* Problem details: Where the data below has the string "diagram", return the whole line.
○ ○ ○ ○ ○ ○ ○
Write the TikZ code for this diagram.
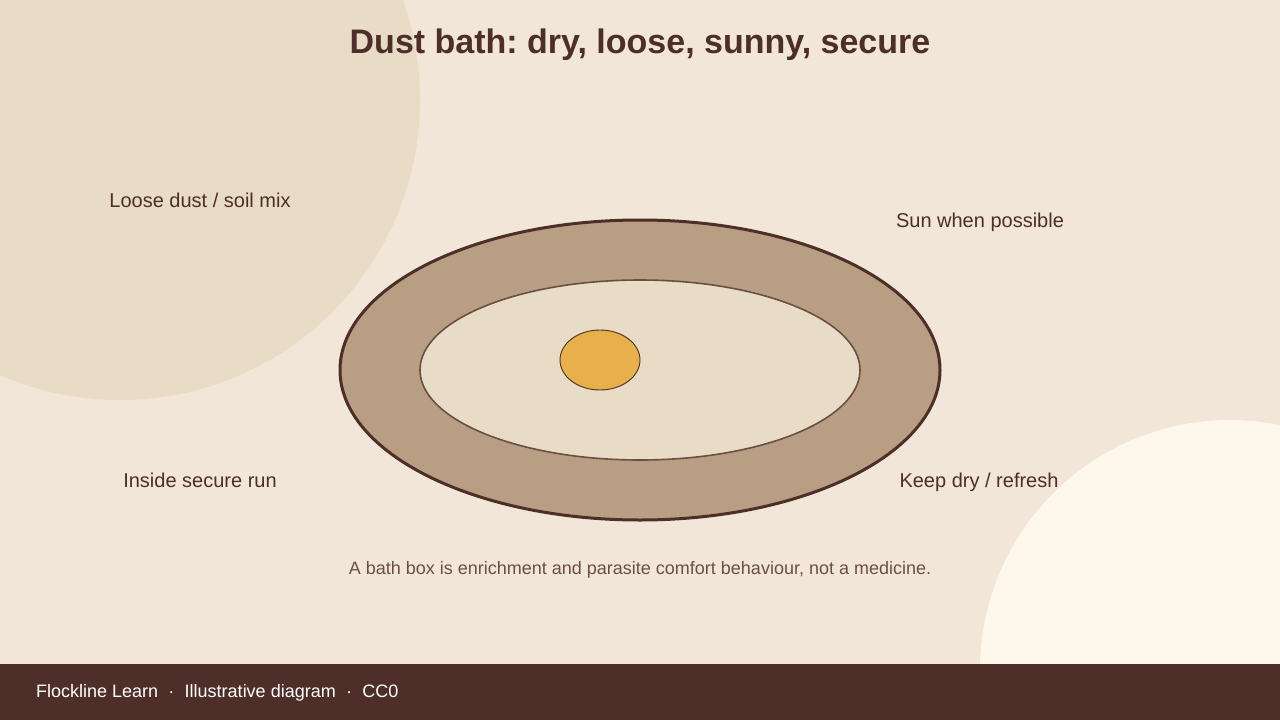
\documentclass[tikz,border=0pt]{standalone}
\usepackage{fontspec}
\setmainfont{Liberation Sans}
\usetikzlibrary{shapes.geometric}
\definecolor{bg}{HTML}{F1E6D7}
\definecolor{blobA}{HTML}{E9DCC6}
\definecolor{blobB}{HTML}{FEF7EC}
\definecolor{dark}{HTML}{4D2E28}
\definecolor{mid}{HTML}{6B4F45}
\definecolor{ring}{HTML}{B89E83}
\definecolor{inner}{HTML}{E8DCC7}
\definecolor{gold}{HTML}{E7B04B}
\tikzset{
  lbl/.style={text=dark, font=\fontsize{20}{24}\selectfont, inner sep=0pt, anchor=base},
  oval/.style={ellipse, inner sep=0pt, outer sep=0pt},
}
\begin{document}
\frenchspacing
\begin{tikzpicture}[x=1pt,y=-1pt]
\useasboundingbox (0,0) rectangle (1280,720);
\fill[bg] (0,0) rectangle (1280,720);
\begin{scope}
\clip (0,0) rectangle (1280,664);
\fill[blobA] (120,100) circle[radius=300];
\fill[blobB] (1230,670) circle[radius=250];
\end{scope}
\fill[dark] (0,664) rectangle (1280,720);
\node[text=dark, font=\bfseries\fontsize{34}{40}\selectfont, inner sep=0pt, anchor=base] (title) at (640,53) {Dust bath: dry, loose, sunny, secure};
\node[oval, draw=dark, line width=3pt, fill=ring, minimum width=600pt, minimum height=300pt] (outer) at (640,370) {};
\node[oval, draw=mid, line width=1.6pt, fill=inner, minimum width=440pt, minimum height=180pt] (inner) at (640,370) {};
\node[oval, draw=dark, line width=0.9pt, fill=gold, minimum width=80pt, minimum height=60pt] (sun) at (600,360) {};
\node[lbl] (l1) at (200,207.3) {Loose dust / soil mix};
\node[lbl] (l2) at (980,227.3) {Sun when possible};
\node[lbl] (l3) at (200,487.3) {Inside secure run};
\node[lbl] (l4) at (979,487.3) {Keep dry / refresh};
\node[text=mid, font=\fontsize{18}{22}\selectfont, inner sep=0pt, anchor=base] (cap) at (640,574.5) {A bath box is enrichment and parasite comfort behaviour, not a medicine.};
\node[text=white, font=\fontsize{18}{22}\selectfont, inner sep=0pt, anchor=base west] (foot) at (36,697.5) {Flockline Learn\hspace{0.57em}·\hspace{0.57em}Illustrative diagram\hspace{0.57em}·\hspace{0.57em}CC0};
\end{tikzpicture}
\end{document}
○ ○ ○ ○ ○ ○ ○
* Result:
Write the TikZ code for this diagram.
\node[text=white, font=\fontsize{18}{22}\selectfont, inner sep=0pt, anchor=base west] (foot) at (36,697.5) {Flockline Learn\hspace{0.57em}·\hspace{0.57em}Illustrative diagram\hspace{0.57em}·\hspace{0.57em}CC0};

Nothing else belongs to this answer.